= Trần Cao =

Trần Cảo (陳暠, d. after 1525) or Trần Cao (陳高), was an early 16th-century Vietnamese rebel leader. Cảo born in Dưỡng Chân, Thuỷ Đường (present day Thuỷ Nguyên, Hải Phòng).

==Early life==

Details of Cảo's early life are unknown except that he was a low-ranking mandarin of Lê Dynasty and he claimed himself the descendant of emperor Trần Thái Tông of Trần Dynasty and related with mother of Trần Thánh Tông, empress Quang Thục.

==Rebellion==

In March 1516, Cảo proclaimed himself "Đế Thích giáng trần" ("incarnation of Śakra") and recruited fighters at Quynh Lam Temple in Đông Triều, a religious site reputed to have miraculous powers.
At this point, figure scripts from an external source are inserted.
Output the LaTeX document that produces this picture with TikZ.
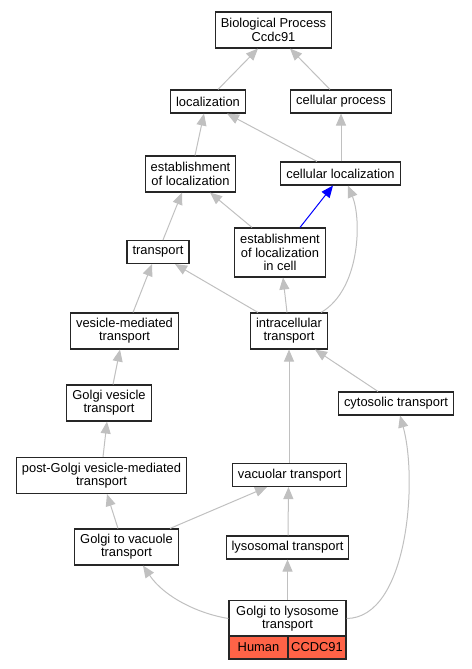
\documentclass[tikz,border=0pt]{standalone}
\usepackage{fontspec}
\setmainfont{Liberation Sans}
\usetikzlibrary{arrows.meta}
\definecolor{edgegray}{RGB}{192,192,192}
\definecolor{orgred}{RGB}{255,99,71}
\begin{document}
\begin{tikzpicture}[x=1pt,y=-1pt,
        term/.style={draw=black!85,line width=1.1pt,fill=white,align=center,
            inner xsep=5.5pt,inner ysep=0pt,minimum height=23pt,
            font=\fontsize{12.9}{13.3}\selectfont},
        two/.style={minimum height=36pt},
        three/.style={minimum height=49pt},
        org/.style={term,fill=orgred,inner xsep=0pt},
        isa/.style={draw=edgegray,line width=1pt,
            -{Triangle[length=12pt,width=10pt,fill=edgegray]}},
        partof/.style={draw=blue,line width=1pt,
            -{Triangle[length=12pt,width=10pt,fill=blue]}}]
\useasboundingbox (0,0) rectangle (471,669);

% terms
\node[term,two] (bio) at (273.5,30) {Biological Process\\Ccdc91};
\node[term] (loc) at (208,101.5) {localization};
\node[term] (cproc) at (341,101.5) {cellular process};
\node[term,two] (estloc) at (190.5,174) {establishment\\of localization};
\node[term] (cloc) at (340.5,173.5) {cellular localization};
\node[term] (transp) at (158,252) {transport};
\node[term,three] (estcell) at (280,252.5) {establishment\\of localization\\in cell};
\node[term,two] (vesic) at (124.5,331) {vesicle-mediated\\transport};
\node[term,two] (intra) at (289,331) {intracellular\\transport};
\node[term,two] (gvesic) at (109,403) {Golgi vesicle\\transport};
\node[term] (cyto) at (396,403.5) {cytosolic transport};
\node[term,two] (pgolgi) at (101.5,475.5) {post-Golgi vesicle-mediated\\transport};
\node[term] (vacu) at (289.5,475) {vacuolar transport};
\node[term,two] (gvac) at (126.5,547) {Golgi to vacuole\\transport};
\node[term] (lyso) at (287.5,547.5) {lysosomal transport};
\node[term,two,minimum width=117pt] (glyso) at (287.5,618.5) {Golgi to lysosome\\transport};
\node[org,minimum width=59pt] (human) at (258.5,647.5) {Human};
\node[org,minimum width=58pt] (gene) at (317,647.5) {CCDC91};

% edges
\draw[isa] ([xshift=10pt]loc.north) -- ([xshift=-15.5pt]bio.south);
\draw[isa] ([xshift=-11pt]cproc.north) -- ([xshift=16.5pt]bio.south);
\draw[isa] ([xshift=-23.5pt]cloc.north) -- ([xshift=19pt]loc.south);
\draw[isa] ([xshift=0.5pt]cloc.north) -- (cproc.south);
\draw[isa] ([xshift=4.5pt]estloc.north) -- ([xshift=-4pt]loc.south);
\draw[isa] ([xshift=-28pt]estcell.north) -- ([xshift=19.5pt]estloc.south);
\draw[partof] ([xshift=20pt]estcell.north) -- ([xshift=-7.5pt]cloc.south);
\draw[isa] ([xshift=32pt]intra.north) .. controls (360,290) and (362,220) .. ([xshift=7.5pt]cloc.south);
\draw[isa] ([xshift=5pt]transp.north) -- ([xshift=-8.5pt]estloc.south);
\draw[isa] ([xshift=-31pt]intra.north) -- ([xshift=17pt]transp.south);
\draw[isa] ([xshift=-2pt]intra.north) -- ([xshift=3pt]estcell.south);
\draw[isa] ([xshift=8.5pt]vesic.north) -- ([xshift=-6pt]transp.south);
\draw[isa] ([xshift=4pt]gvesic.north) -- ([xshift=-4.5pt]vesic.south);
\draw[isa] ([xshift=1.5pt]pgolgi.north) -- ([xshift=-2pt]gvesic.south);
\draw[isa] ([xshift=-8.5pt]gvac.north) -- ([xshift=5.5pt]pgolgi.south);
\draw[isa] ([xshift=43.5pt]gvac.north) -- ([xshift=-22.5pt]vacu.south);
\draw[isa] ([xshift=-0.5pt]vacu.north) -- (intra.south);
\draw[isa] ([xshift=-18pt]cyto.north) -- ([xshift=26pt]intra.south);
\draw[isa] ([xshift=0.5pt]lyso.north) -- ([xshift=-1pt]vacu.south);
\draw[isa] (glyso.north) -- (lyso.south);
\draw[isa] (glyso.west) .. controls (200,614) and (165,598) .. ([xshift=16.5pt]gvac.south);
\draw[isa] (glyso.east) .. controls (408,618) and (418,480) .. ([xshift=4pt]cyto.south);

\end{tikzpicture}
\end{document}
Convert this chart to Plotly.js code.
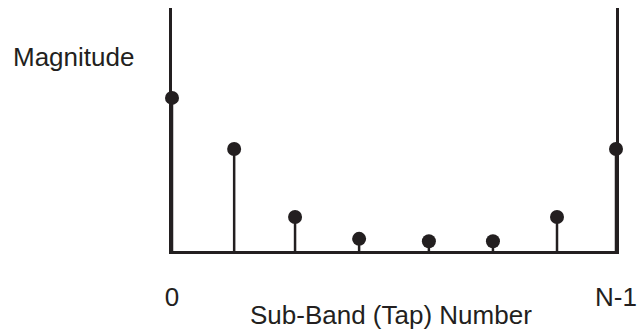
<!DOCTYPE html>
<html>
<head>
<meta charset="utf-8">
<script src="https://cdn.plot.ly/plotly-3.0.1.min.js"></script>
<style>html,body{margin:0;padding:0;background:#fff;}#chart{width:644px;height:334px;}</style>
</head>
<body>
<div id="chart"></div>
<script>
// Sub-band (tap) positions (0 .. N-1)
const tapPositions = [0, 0.98, 1.94, 2.95, 4.05, 5.06, 6.07, 7];
// Relative magnitude of each tap
const magnitudes = [0.63, 0.42, 0.14, 0.05, 0.04, 0.04, 0.14, 0.42];
const tickValues = [0, 7];
const tickLabels = ['0', 'N-1'];
const xTitle = 'Sub-Band (Tap) Number';
const yTitle = 'Magnitude';

const ink = '#231f20';
const fontFam = '"Liberation Sans", Arial, sans-serif';

const trace = {
  type: 'scatter',
  mode: 'markers',
  x: tapPositions,
  y: magnitudes,
  cliponaxis: false,
  marker: {size: 14, color: ink},
  error_y: {
    type: 'data',
    symmetric: false,
    array: magnitudes.map(() => 0),
    arrayminus: magnitudes,
    width: 0,
    thickness: 2.5,
    color: ink
  },
  hoverinfo: 'skip'
};

const layout = {
  width: 644,
  height: 334,
  margin: {l: 172, r: 28, t: 8, b: 83},
  paper_bgcolor: '#fff',
  plot_bgcolor: '#fff',
  showlegend: false,
  font: {family: fontFam, color: ink, size: 26},
  xaxis: {
    range: [0, 7],
    showgrid: false,
    zeroline: false,
    showline: true,
    linecolor: ink,
    linewidth: 3,
    ticks: '',
    tickvals: tickValues,
    ticktext: tickLabels,
    tickfont: {size: 26, color: ink, family: fontFam},
    ticklabelstandoff: 21,
    fixedrange: true
  },
  yaxis: {
    range: [0, 1],
    showgrid: false,
    zeroline: false,
    showline: true,
    mirror: true,
    linecolor: ink,
    linewidth: 3,
    ticks: '',
    showticklabels: false,
    fixedrange: true
  },
  annotations: [{
    text: yTitle,
    xref: 'paper', yref: 'paper',
    x: -0.222, y: 0.798,
    xanchor: 'center', yanchor: 'middle',
    showarrow: false,
    font: {size: 26, color: ink, family: fontFam}
  }, {
    text: xTitle,
    xref: 'paper', yref: 'paper',
    x: 0.493, y: -0.263,
    xanchor: 'center', yanchor: 'middle',
    showarrow: false,
    font: {size: 26, color: ink, family: fontFam}
  }]
};

Plotly.newPlot('chart', [trace], layout, {displayModeBar: false, staticPlot: true});
</script>
</body>
</html>
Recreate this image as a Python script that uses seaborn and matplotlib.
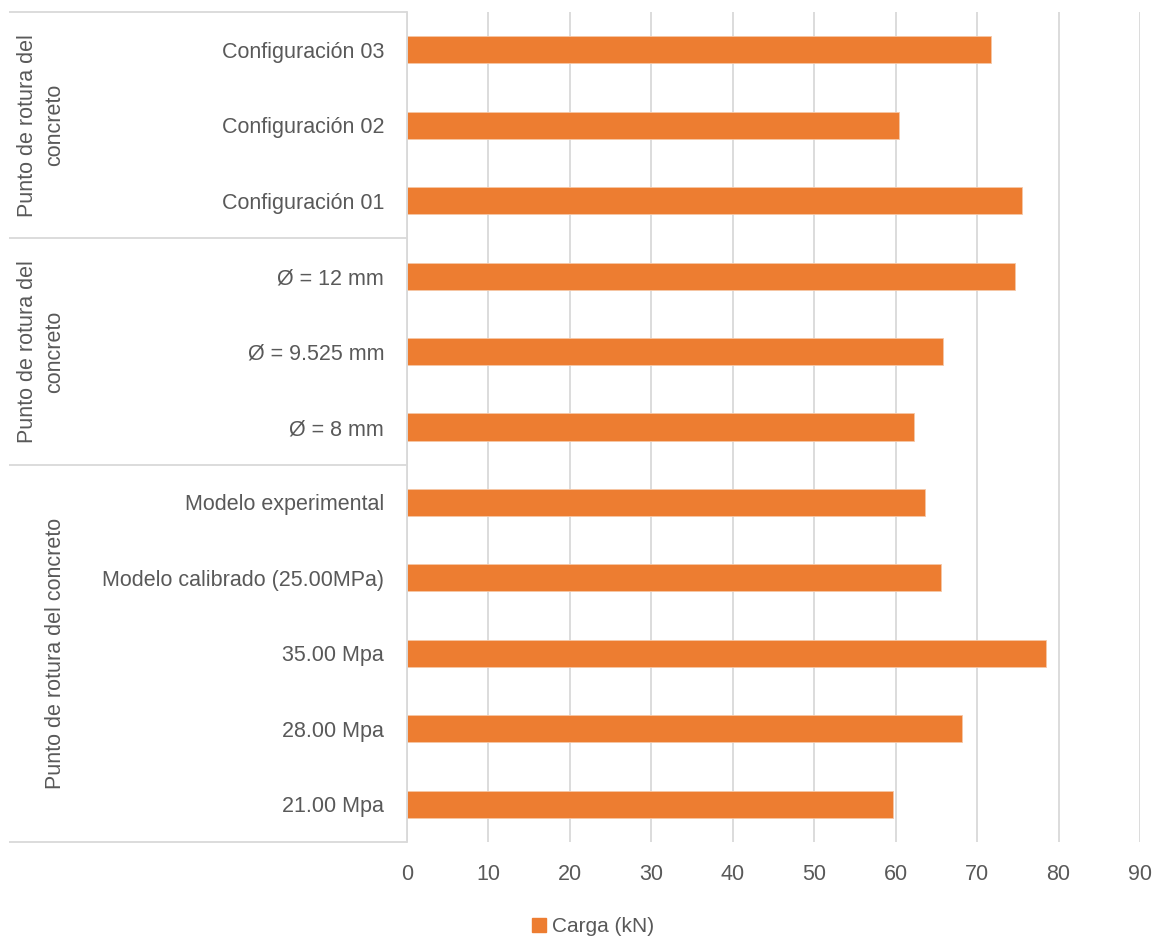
import matplotlib
matplotlib.use("Agg")
import matplotlib.pyplot as plt
import matplotlib.transforms as mtransforms
from matplotlib.patches import Patch
import seaborn as sns
import pandas as pd

# ---- data ----
categorias = [
    "Configuración 03", "Configuración 02", "Configuración 01",
    "Ø = 12 mm", "Ø = 9.525 mm", "Ø = 8 mm",
    "Modelo experimental", "Modelo calibrado (25.00MPa)",
    "35.00 Mpa", "28.00 Mpa", "21.00 Mpa",
]
carga_kn = [71.7, 60.4, 75.5, 74.6, 65.8, 62.3, 63.6, 65.6, 78.4, 68.1, 59.7]
grupos = ["Punto de rotura del\nconcreto", "Punto de rotura del\nconcreto",
          "Punto de rotura del concreto"]
grupo_limites = [(-0.5, 2.5), (2.5, 5.5), (5.5, 10.5)]
x_ticks = [0, 10, 20, 30, 40, 50, 60, 70, 80, 90]
serie = "Carga (kN)"

sns.set_style("white")
plt.rcParams["font.family"] = ["Liberation Sans", "DejaVu Sans"]

TXT = "#595959"
GRID = "#d9d9d9"
ORANGE = "#ED7D31"

df = pd.DataFrame({"categoria": categorias, "valor": carga_kn})

fig = plt.figure(figsize=(11.59, 9.40), dpi=100)
ax = fig.add_axes([407 / 1159, 1 - 842 / 940, (1140 - 407) / 1159, (842 - 12) / 940])

sns.barplot(data=df, x="valor", y="categoria", order=categorias, orient="h",
            color=ORANGE, saturation=1, width=0.36, ax=ax,
            edgecolor="#f6c7a6", linewidth=0.6)

ax.set_xlabel("")
ax.set_ylabel("")
ax.grid(axis="x", color=GRID, lw=1.3)
ax.grid(axis="y", visible=False)
ax.set_axisbelow(True)
for s in ["top", "right", "bottom"]:
    ax.spines[s].set_visible(False)
ax.spines["left"].set_color(GRID)
ax.spines["left"].set_linewidth(1.3)
ax.tick_params(axis="both", length=0, labelsize=15.5, colors=TXT)
ax.tick_params(axis="y", pad=16.5)
ax.tick_params(axis="x", pad=16)

# group label area
trans = mtransforms.blended_transform_factory(ax.transAxes, ax.transData)
x_left = (9 - 407) / (1140 - 407)
bounds = sorted(set([b for pair in grupo_limites for b in pair]))
for yb in bounds:
    ax.plot([x_left, 0], [yb, yb], transform=trans, color=GRID, lw=1.3,
            clip_on=False, solid_capstyle="butt", scalex=False, scaley=False)

for (g, (y0, y1)) in zip(grupos, grupo_limites):
    yc = (y0 + y1) / 2
    if "\n" in g:
        xc = (41 - 407) / (1140 - 407)
    else:
        xc = (56 - 407) / (1140 - 407)
    ax.text(xc, yc, g, transform=trans, rotation=90, ha="center", va="center",
            multialignment="center", fontsize=15.5, color=TXT, linespacing=1.35)

ax.set_xlim(0, 90)
ax.set_xticks(x_ticks)
ax.set_xticklabels([str(t) for t in x_ticks])
ax.set_ylim(len(categorias) - 0.5, -0.5)

fig.legend(handles=[Patch(facecolor=ORANGE, edgecolor=ORANGE)], labels=[serie],
           loc="center", bbox_to_anchor=(593 / 1159, 1 - 927 / 940),
           frameon=False, handlelength=0.65, handleheight=0.65,
           handletextpad=0.3, fontsize=15, labelcolor=TXT)

fig.savefig("out.png", dpi=100, facecolor="white")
After shaving their heads, he marched them unopposed, ten thousand strong, through the Kinh Bac districts of Que Duong and Tiên Du down to the plains of Gia Lâm to Từ Liêm in Sơn Tây Province. In May 1516, Cảo's force captured Thăng Long and forced emperor Lê Chiêu Tông flee to Tay Do. Thereafter, the Lê loyalists attacked and recaptured Thăng Long and made Cảo retreat back to his Hai Duong-Kinh Bac border stronghold. Then, a long war was resulted between the Lê loyalists and Cảo's rebels.

Before 1525, the year of Trần Cảo rebellion's ultimate defeat, Cảo unexpectedly gave his commanding post to his son, Tran Cung (or Tran Thang), and then became a monk. From this point on, no further information was recorded about Trần Cảo.